Figure 2 shows the comparison between observed cumulative incidence of first events from WOSCOPS with predictions made with our model. For the placebo arm, the predicted line falls well within the CI limits for non-fatal CBVD and fatal CVD events. However, the model underpredicts for non-fatal CHD and overpredicts for fatal non-CVD. The latter may be explained by the fact that WOSCOPS is a clinical trial where stringent exclusion criteria can result in lower mortality than observed in the general population. For the treatment arm, the agreement is good for all cardiovascular endpoints (given the exclusion of cancers from the trial), illustrating that the model has the potential to predict the impact of CVD interventions.
(Enlarge Image)
Figure 2.
A and B, Validation of model predictions using West of Scotland Coronary Prevention Study trial population.
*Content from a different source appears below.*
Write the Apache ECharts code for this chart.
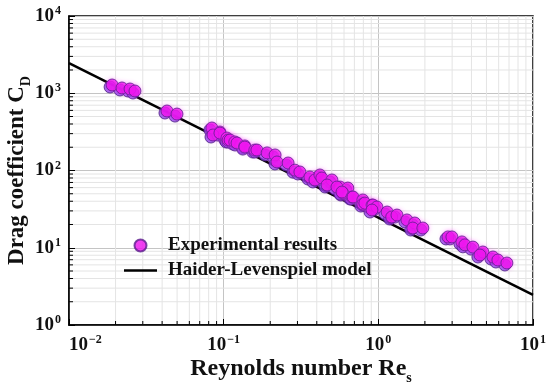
<!DOCTYPE html>
<html><head><meta charset="utf-8">
<script src="https://cdn.jsdelivr.net/npm/echarts@6/dist/echarts.min.js"></script>
<style>html,body{margin:0;padding:0;background:#fff}#c{width:550px;height:390px}</style>
</head><body><div id="c"></div>
<script>
// Experimental results: Reynolds number Re_s and drag coefficient C_D
const expRe = [0.019, 0.022, 0.0248, 0.0267, 0.043, 0.0499,
  0.0839, 0.0946, 0.0853, 0.0946, 0.105, 0.107, 0.110, 0.118, 0.122, 0.137, 0.137, 0.159, 0.164, 0.191,
  0.215, 0.221, 0.261, 0.289, 0.311, 0.361, 0.389, 0.419, 0.431, 0.501, 0.466, 0.565, 0.635, 0.540,
  0.590, 0.582, 0.675, 0.686, 0.794, 0.794, 0.818, 0.910, 0.923, 0.979, 0.910,
  1.14, 1.22, 1.32, 1.53, 1.72, 1.67, 1.94,
  2.82, 2.99, 3.47, 3.63, 4.09, 4.74, 4.54, 5.51, 5.93, 6.78];
const expCd = [1279, 1170, 1135, 1069, 589, 538,
  355, 315, 288, 305, 263, 248, 248, 234, 227, 208, 201, 184, 184, 169,
  159, 129, 125, 101, 95.7, 82.4, 75.4, 87.5, 80.0, 75.4, 64.9, 61.1, 59.3, 61.1,
  51.1, 52.7, 45.4, 45.4, 41.5, 36.8, 37.9, 35.7, 35.7, 33.7, 30.8,
  29.0, 25.0, 26.5, 22.9, 20.9, 18.0, 18.0,
  13.8, 13.8, 11.9, 10.9, 10.2, 8.81, 8.05, 7.59, 6.94, 6.35];
// Haider-Levenspiel model line (end points)
const modelRe = [0.01, 10];
const modelCd = [2450, 2.45];
// axes
const xMin = 0.01, xMax = 10;
const yMin = 1, yMax = 10000;
const xDecades = [-2, -1, 0];
const yDecades = [0, 1, 2, 3];
const minorMultipliers = [2, 3, 4, 5, 6, 7, 8, 9];

const FONT = '"Liberation Serif","Times New Roman",serif';
const expData = expRe.map((r, i) => [r, expCd[i]]);
const modelData = modelRe.map((r, i) => [r, modelCd[i]]);
const xMinor = [], yMinor = [];
xDecades.forEach(d => minorMultipliers.forEach(k => xMinor.push([k * Math.pow(10, d), 10])));
yDecades.forEach(d => minorMultipliers.forEach(k => yMinor.push([0.1, k * Math.pow(10, d)])));

function expLabel(v) {
  const e = Math.round(Math.log10(v));
  return '{b|10}{s|' + (e < 0 ? '\u2212' + (-e) : e) + '}';
}
const labelRich = {
  b: {fontFamily: FONT, fontWeight: 'bold', fontSize: 19, color: '#111'},
  s: {fontFamily: FONT, fontWeight: 'bold', fontSize: 12, color: '#111', verticalAlign: 'bottom', padding: [0, 0, 10, 1]}
};

function renderXMinor(params, api) {
  const p = api.coord([api.value(0), 10]);
  const cs = params.coordSys;
  return {type: 'group', silent: true, children: [
    {type: 'line', shape: {x1: p[0], y1: cs.y, x2: p[0], y2: cs.y + cs.height}, style: {stroke: '#e4e4e4', lineWidth: 1}},
    {type: 'line', shape: {x1: p[0], y1: cs.y + cs.height, x2: p[0], y2: cs.y + cs.height - 4}, style: {stroke: '#000', lineWidth: 1}}
  ]};
}
function renderYMinor(params, api) {
  const p = api.coord([0.1, api.value(1)]);
  const cs = params.coordSys;
  return {type: 'group', silent: true, children: [
    {type: 'line', shape: {x1: cs.x, y1: p[1], x2: cs.x + cs.width, y2: p[1]}, style: {stroke: '#e4e4e4', lineWidth: 1}},
    {type: 'line', shape: {x1: cs.x, y1: p[1], x2: cs.x + 4, y2: p[1]}, style: {stroke: '#000', lineWidth: 1}}
  ]};
}

const chart = echarts.init(document.getElementById('c'), null, {renderer: 'canvas'});
chart.setOption({
  animation: false,
  backgroundColor: '#fff',
  grid: {left: 69, right: 17, top: 16, bottom: 65, containLabel: false, outerBoundsMode: 'none',
    show: true, borderColor: '#000', borderWidth: 1.5, backgroundColor: 'transparent'},
  xAxis: {
    type: 'log', logBase: 10, min: xMin, max: xMax,
    name: '{t|Reynolds number Re}{u|s}', nameLocation: 'middle', nameGap: 32, nameMoveOverlap: false,
    nameTextStyle: {rich: {
      t: {fontFamily: FONT, fontWeight: 'bold', fontSize: 24, color: '#111'},
      u: {fontFamily: FONT, fontWeight: 'bold', fontSize: 14, color: '#111', verticalAlign: 'bottom', padding: [0, 0, -4, 0]}
    }},
    axisLine: {show: true, lineStyle: {color: '#000', width: 1.5}},
    axisTick: {show: true, inside: true, length: 6, lineStyle: {color: '#000'}},
    axisLabel: {margin: 9, formatter: expLabel, rich: labelRich, alignMinLabel: 'left'},
    splitLine: {show: true, lineStyle: {color: '#c4c4c4', width: 1}}
  },
  yAxis: {
    type: 'log', logBase: 10, min: yMin, max: yMax,
    name: '{t|Drag coefficient C}{u|D}', nameLocation: 'middle', nameGap: 40, nameRotate: 90, nameMoveOverlap: false,
    nameTextStyle: {rich: {
      t: {fontFamily: FONT, fontWeight: 'bold', fontSize: 23, color: '#111'},
      u: {fontFamily: FONT, fontWeight: 'bold', fontSize: 14, color: '#111', verticalAlign: 'bottom', padding: [0, 0, -4, 0]}
    }},
    axisLine: {show: true, lineStyle: {color: '#000', width: 1.5}},
    axisTick: {show: true, inside: true, length: 6, lineStyle: {color: '#000'}},
    axisLabel: {margin: 8, formatter: expLabel, rich: labelRich},
    splitLine: {show: true, lineStyle: {color: '#c4c4c4', width: 1}}
  },
  legend: {
    data: [
      {name: 'Experimental results'},
      {name: 'Haider-Levenspiel model', icon: 'path://M0,0 H100 V8 H0 Z'}
    ],
    orient: 'vertical', left: 119, top: 231,
    itemWidth: 33, itemHeight: 12, itemGap: 6,
    textStyle: {fontFamily: FONT, fontWeight: 'bold', fontSize: 19, color: '#111', padding: [0, 0, 0, 6]}
  },
  series: [
    {type: 'custom', name: 'xminor', data: xMinor, renderItem: renderXMinor, z: 0, silent: true, clip: true},
    {type: 'custom', name: 'yminor', data: yMinor, renderItem: renderYMinor, z: 0, silent: true, clip: true},
    {type: 'line', name: 'Haider-Levenspiel model', data: modelData, symbol: 'none', showSymbol: false,
      lineStyle: {color: '#000', width: 2.5}, itemStyle: {color: '#000'}, z: 3, clip: true},
    {type: 'scatter', name: 'shade', data: expData, symbolSize: 12, symbolOffset: [-2, 2],
      itemStyle: {color: '#8b3fe6', borderColor: '#3c1f78', borderWidth: 1}, z: 4},
    {type: 'scatter', name: 'Experimental results', data: expData, symbolSize: 12,
      itemStyle: {color: '#ee10ee', borderColor: '#5a1d8c', borderWidth: 1, shadowBlur: 4, shadowColor: 'rgba(255,80,255,0.45)'}, z: 5}
  ]
});
</script></body></html>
CBVD, cerebrovascular disease; CHD, coronary heart disease; CVD, cardiovascular disease.
Without applying a calibration factor, the original model overpredicted life expectancy. After applying a calibration factor (see online supplementary appendix http://heart.bmj.com/content/101/3/201/suppl/DC1 for details), all model estimates were within half a year of life table estimates with the exception of 80-year-old women.
Illustration of Life Expectancies
The online supplementary table http://heart.bmj.com/content/101/3/201/suppl/DC1 shows predicted life expectancies for men and women across a wide range of individual profiles. The table shows how age, SBP, cholesterol, smoking (where 'smoker' is defined as somebody smoking 20 CPD) and SIMD influence life expectancy while holding diabetes and family history of heart disease constant at their average values. It can be seen that even after adjusting for traditional CVD risk factors, socioeconomic deprivation has a large impact on life expectancy. To illustrate the socioeconomic deprivation gradient, figure 3 shows the predicted life expectancies for 60-year olds across ranked fifths of SIMD scores (within each ranked group average values risk factor values were obtained from the Scottish Health Survey 2009). The difference in predicted life expectancy using the SII to compare the least and most deprived groups is 6.8 and 5.7 years for men and women, respectively.
(Enlarge Image)
Figure 3.
Predicted life expectancy for ranked fifths of socioeconomic deprivation (SIMD) scores.